What it does: Alteryx is an automated analytics tool that allows you to take data from a variety of sources, and perform a vast array of data science analyses and functions to better understand your information. This allows you to make better, more data driven decisions, and create accurate models and predictions for the future of your business. For data ingestion specifically, ALteryx's powerful data preparation tools can be extremely useful. Alteryx allows you to connect, prepare, cleanse, blend and join data from a variety of sources both offline and online, all in a no-code environment.
Who should use it: If your main purpose for ingesting data is for visualizations and data science functionality in a low code environment, Alteryx is an excellent choice for you. However, like Talend, the software is out of budget for most small businesses. With prices north of $5000 per user annually, Alteryx is only for businesses who truly need data solutions on a large scale.

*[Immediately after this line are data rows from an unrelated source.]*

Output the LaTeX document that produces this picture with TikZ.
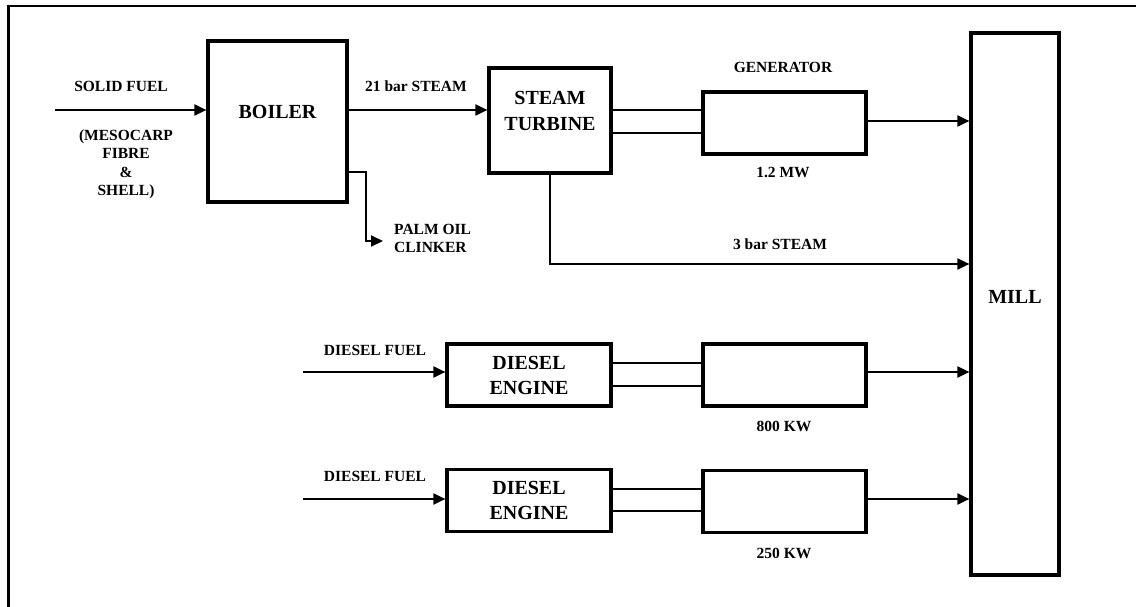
\documentclass[tikz,border=0pt]{standalone}
\usepackage{fontspec}
\setmainfont{Liberation Serif}
\usepackage{tikz}
\usetikzlibrary{arrows.meta,positioning,calc}

\newcommand{\blockfont}{\fontsize{20}{26}\selectfont\bfseries}
\newcommand{\tagfont}{\fontsize{15.5}{18.5}\selectfont\bfseries}

\tikzset{
  block/.style={draw, line width=3.2pt, inner sep=0pt, align=center, font=\blockfont},
  tag/.style={inner sep=0pt, align=center, font=\tagfont},
  flow/.style={line width=2pt, -{Triangle[length=12pt,width=11pt]}},
  shaft/.style={line width=2pt}
}

\begin{document}
\begin{tikzpicture}[x=1pt,y=-1pt]
  \useasboundingbox (0,0) rectangle (1136,607);
  \clip (0,0) rectangle (1136,607);
  \draw[line width=2.4pt] (8.5,620) -- (8.5,6) -- (1150,6);

  % blocks
  \node[block, minimum width=139, minimum height=161] (boiler) at (277.5,121.5) {};
  \node[inner sep=0pt, font=\blockfont] (boilertxt) at ([yshift=10pt]boiler.center) {BOILER};
  \node[block, minimum width=122, minimum height=105] (turbine) at (550,120.5) {};
  \node[inner sep=0pt, align=center, font=\blockfont] (turbinetxt) at ([yshift=9.5pt]turbine.center) {STEAM\\TURBINE};
  \node[block, minimum width=163, minimum height=62] (gen1) at (784.5,123) {};
  \node[block, minimum width=164, minimum height=62, font=\fontsize{20}{25}\selectfont\bfseries] (eng1) at (529,375) {DIESEL\\ENGINE};
  \node[block, minimum width=163, minimum height=62] (gen2) at (784.5,375) {};
  \node[block, minimum width=164, minimum height=62, font=\fontsize{20}{25}\selectfont\bfseries] (eng2) at (529,500.5) {DIESEL\\ENGINE};
  \node[block, minimum width=163, minimum height=62] (gen3) at (784.5,501.5) {};
  \node[block, minimum width=88, minimum height=542] (mill) at (1015,304) {};
  \node[inner sep=0pt, font=\blockfont] (milltxt) at ([yshift=7pt]mill.center) {MILL};

  % free ends
  \coordinate (sf) at (55,110);
  \coordinate (clk) at (383,241);
  \coordinate (df1) at (303,372);
  \coordinate (df2) at (303,499);

  % steam side
  \draw[flow] (sf) -- (sf -| boiler.west);
  \draw[flow] (boiler.east |- sf) -- (sf -| turbine.west);
  \draw[flow] (boiler.east |- 0,172) -- (366,172) |- (clk);
  \foreach \y in {110,133}
    \draw[shaft] (turbine.east |- 0,\y) -- (gen1.west |- 0,\y);
  \draw[flow] (gen1.east |- 0,121) -- (mill.west |- 0,121);
  \draw[flow] (turbine.south) |- (mill.west |- 0,264);

  % diesel sets
  \draw[flow] (df1) -- (df1 -| eng1.west);
  \draw[flow] (df2) -- (df2 -| eng2.west);
  \foreach \y in {363,386}
    \draw[shaft] (eng1.east |- 0,\y) -- (gen2.west |- 0,\y);
  \foreach \y in {489,511}
    \draw[shaft] (eng2.east |- 0,\y) -- (gen3.west |- 0,\y);
  \draw[flow] (gen2.east |- df1) -- (df1 -| mill.west);
  \draw[flow] (gen3.east |- df2) -- (df2 -| mill.west);

  % labels
  \node[tag] (sflbl) at (121,86) {SOLID FUEL};
  \node[tag] (sfkind) at (126,164.5) {(MESOCARP\\FIBRE\\\&\\SHELL)};
  \node[tag] (hpsteam) at (416,86) {21 bar STEAM};
  \node[tag, align=left, anchor=west] (clklbl) at (394,238.5) {PALM OIL\\CLINKER};
  \node[tag] (genlbl) at (783,67) {GENERATOR};
  \node[tag] (gen1kw) at (783,172) {1.2 MW};
  \node[tag] (lpsteam) at (780,244) {3 bar STEAM};
  \node[tag] (df1lbl) at (375,350) {DIESEL FUEL};
  \node[tag] (df2lbl) at (375,476) {DIESEL FUEL};
  \node[tag] (gen2kw) at (784,426) {800 KW};
  \node[tag] (gen3kw) at (784,553) {250 KW};
\end{tikzpicture}
\end{document}
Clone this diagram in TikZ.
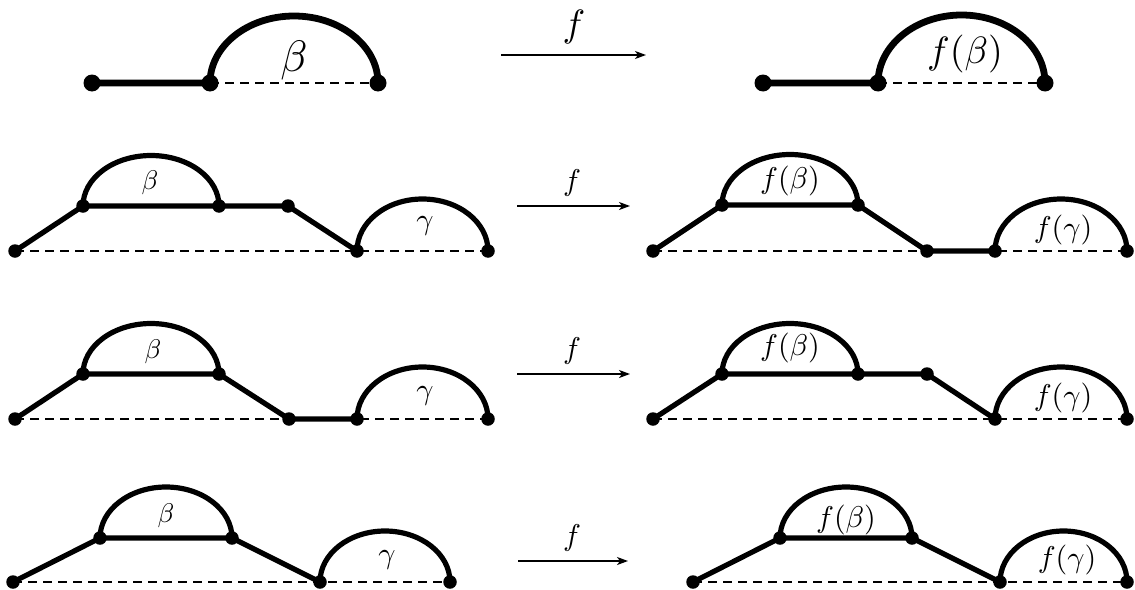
\documentclass[tikz,border=0pt]{standalone}
\usetikzlibrary{arrows.meta}
\pgfdeclarelayer{background}
\pgfsetlayers{background,main}
\begin{document}
\begin{tikzpicture}[x=1pt,y=1pt,yscale=-1,
  bdot/.style={circle,fill=black,inner sep=0pt,minimum size=17pt},
  sdot/.style={circle,fill=black,inner sep=0pt,minimum size=13.5pt},
  bthk/.style={line width=6.8pt,line join=round},
  thk/.style={line width=5.2pt,line join=round},
  dsh/.style={dash pattern=on 9pt off 6pt,line width=2.6pt},
  arr/.style={-{Stealth[length=11pt,width=8pt,inset=3pt]},line width=1.6pt},
  lblA/.style={inner sep=0pt,scale=4.4},
  lblB/.style={inner sep=0pt,scale=3.8},
  lblC/.style={inner sep=0pt,scale=2.7},
  lblD/.style={inner sep=0pt,scale=3}]
\useasboundingbox (0,0) rectangle (1135,589);

% ---------- Row 1 ----------
\node[bdot] (p1a) at (92,83) {};
\node[bdot] (p1b) at (210,83) {};
\node[bdot] (p1c) at (378,83) {};
\node[lblA] (t1b) at (294,60) {$\beta$};
\node[bdot] (q1a) at (763,83) {};
\node[bdot] (q1b) at (878,83) {};
\node[bdot] (q1c) at (1045,83) {};
\node[lblB] (u1b) at (965,54) {$f(\beta)$};
\coordinate (a1s) at (501,55);
\coordinate (a1e) at (646,55);
\node[lblB] (f1) at (574,27) {$f$};
\draw[arr] (a1s) -- (a1e);
\begin{pgfonlayer}{background}
\draw[dsh] (p1b.center) -- (p1c.center);
\draw[bthk] (p1a.center) -- (p1b.center) arc[start angle=180,end angle=360,x radius=84,y radius=67];
\draw[dsh] (q1b.center) -- (q1c.center);
\draw[bthk] (q1a.center) -- (q1b.center) arc[start angle=180,end angle=360,x radius=83.5,y radius=68];
\end{pgfonlayer}

% ---------- Row 2 ----------
\node[sdot] (p2a) at (15,251) {};
\node[sdot] (p2b) at (83,206) {};
\node[sdot] (p2c) at (219,206) {};
\node[sdot] (p2d) at (288,206) {};
\node[sdot] (p2e) at (357,251) {};
\node[sdot] (p2g) at (488,251) {};
\node[lblC] (t2b) at (150,183) {$\beta$};
\node[lblD] (t2g) at (425,226) {$\gamma$};
\node[sdot] (q2a) at (653,251) {};
\node[sdot] (q2b) at (722,205) {};
\node[sdot] (q2c) at (858,205) {};
\node[sdot] (q2d) at (927,251) {};
\node[sdot] (q2e) at (995,251) {};
\node[sdot] (q2g) at (1127,251) {};
\node[lblD] (u2b) at (790,181) {$f(\beta)$};
\node[lblD] (u2g) at (1063,230) {$f(\gamma)$};
\coordinate (a2s) at (517,206);
\coordinate (a2e) at (630,206);
\node[lblD] (f2) at (572,183) {$f$};
\draw[arr] (a2s) -- (a2e);
\begin{pgfonlayer}{background}
\draw[dsh] (p2a.center) -- (p2g.center);
\draw[thk] (p2a.center) -- (p2b.center) -- (p2c.center) -- (p2d.center) -- (p2e.center)
  arc[start angle=180,end angle=360,x radius=65.5,y radius=52];
\draw[thk] (p2b.center) arc[start angle=180,end angle=360,x radius=68,y radius=50.5];
\draw[dsh] (q2a.center) -- (q2g.center);
\draw[thk] (q2a.center) -- (q2b.center) -- (q2c.center) -- (q2d.center) -- (q2e.center)
  arc[start angle=180,end angle=360,x radius=66,y radius=52];
\draw[thk] (q2b.center) arc[start angle=180,end angle=360,x radius=68,y radius=50.5];
\end{pgfonlayer}

% ---------- Row 3 ----------
\node[sdot] (p3a) at (15,419) {};
\node[sdot] (p3b) at (83,374) {};
\node[sdot] (p3c) at (219,374) {};
\node[sdot] (p3d) at (289,419) {};
\node[sdot] (p3e) at (357,419) {};
\node[sdot] (p3g) at (488,419) {};
\node[lblC] (t3b) at (153,352) {$\beta$};
\node[lblD] (t3g) at (425,396) {$\gamma$};
\node[sdot] (q3a) at (653,419) {};
\node[sdot] (q3b) at (722,374) {};
\node[sdot] (q3c) at (858,374) {};
\node[sdot] (q3d) at (927,374) {};
\node[sdot] (q3e) at (995,419) {};
\node[sdot] (q3g) at (1127,419) {};
\node[lblD] (u3b) at (790,348) {$f(\beta)$};
\node[lblD] (u3g) at (1063,398) {$f(\gamma)$};
\coordinate (a3s) at (517,374);
\coordinate (a3e) at (630,374);
\node[lblD] (f3) at (572,351) {$f$};
\draw[arr] (a3s) -- (a3e);
\begin{pgfonlayer}{background}
\draw[dsh] (p3a.center) -- (p3g.center);
\draw[thk] (p3a.center) -- (p3b.center) -- (p3c.center) -- (p3d.center) -- (p3e.center)
  arc[start angle=180,end angle=360,x radius=65.5,y radius=52];
\draw[thk] (p3b.center) arc[start angle=180,end angle=360,x radius=68,y radius=50.5];
\draw[dsh] (q3a.center) -- (q3g.center);
\draw[thk] (q3a.center) -- (q3b.center) -- (q3c.center) -- (q3d.center) -- (q3e.center)
  arc[start angle=180,end angle=360,x radius=66,y radius=52];
\draw[thk] (q3b.center) arc[start angle=180,end angle=360,x radius=68,y radius=50.5];
\end{pgfonlayer}

% ---------- Row 4 ----------
\node[sdot] (p4a) at (13,582) {};
\node[sdot] (p4b) at (100,538) {};
\node[sdot] (p4c) at (232,538) {};
\node[sdot] (p4e) at (320,582) {};
\node[sdot] (p4g) at (450,582) {};
\node[lblC] (t4b) at (166,516) {$\beta$};
\node[lblD] (t4g) at (387,560) {$\gamma$};
\node[sdot] (q4a) at (693,582) {};
\node[sdot] (q4b) at (780,538) {};
\node[sdot] (q4c) at (912,538) {};
\node[sdot] (q4e) at (1000,582) {};
\node[sdot] (q4g) at (1127,582) {};
\node[lblD] (u4b) at (846,520) {$f(\beta)$};
\node[lblD] (u4g) at (1067,560) {$f(\gamma)$};
\coordinate (a4s) at (518,561);
\coordinate (a4e) at (628,561);
\node[lblD] (f4) at (572,538) {$f$};
\draw[arr] (a4s) -- (a4e);
\begin{pgfonlayer}{background}
\draw[dsh] (p4a.center) -- (p4g.center);
\draw[thk] (p4a.center) -- (p4b.center) -- (p4c.center) -- (p4e.center)
  arc[start angle=180,end angle=360,x radius=65,y radius=51];
\draw[thk] (p4b.center) arc[start angle=180,end angle=360,x radius=66,y radius=51];
\draw[dsh] (q4a.center) -- (q4g.center);
\draw[thk] (q4a.center) -- (q4b.center) -- (q4c.center) -- (q4e.center)
  arc[start angle=180,end angle=360,x radius=63.5,y radius=51];
\draw[thk] (q4b.center) arc[start angle=180,end angle=360,x radius=66,y radius=51];
\end{pgfonlayer}
\end{tikzpicture}
\end{document}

What it does: Trifacta is a cloud based data preparation tool, focused on building and automation data prep workflows. The software allows you to connect to a number of different databases and applications, load it to a database, and then transform the data once it's already in your data warehouse/data lake. Instead of a typical ETL process, they use an ELT process, whereby they're able to reduce the need for developers to transform the data before it enters the database.
Who should use it: Trifacta is a great data ingestion process for organizations who want to remain agile, and allow their analysts to prepare and clean data without having to wait for developers to load the data to their data warehouse. With excellent collaboration features, Trifacta is a great tool for teams of analysts who wish to share and collaborate with one another.
Now with the knowledge of these 7 industry leading data ingestion and preparation tools, you'll be better equipped to choose a software to assist you with the gathering of your information from various sources. Whether you are simply loading data from one source, or transforming data from hundreds, your life will be improved by adopting one of these excellent softwares.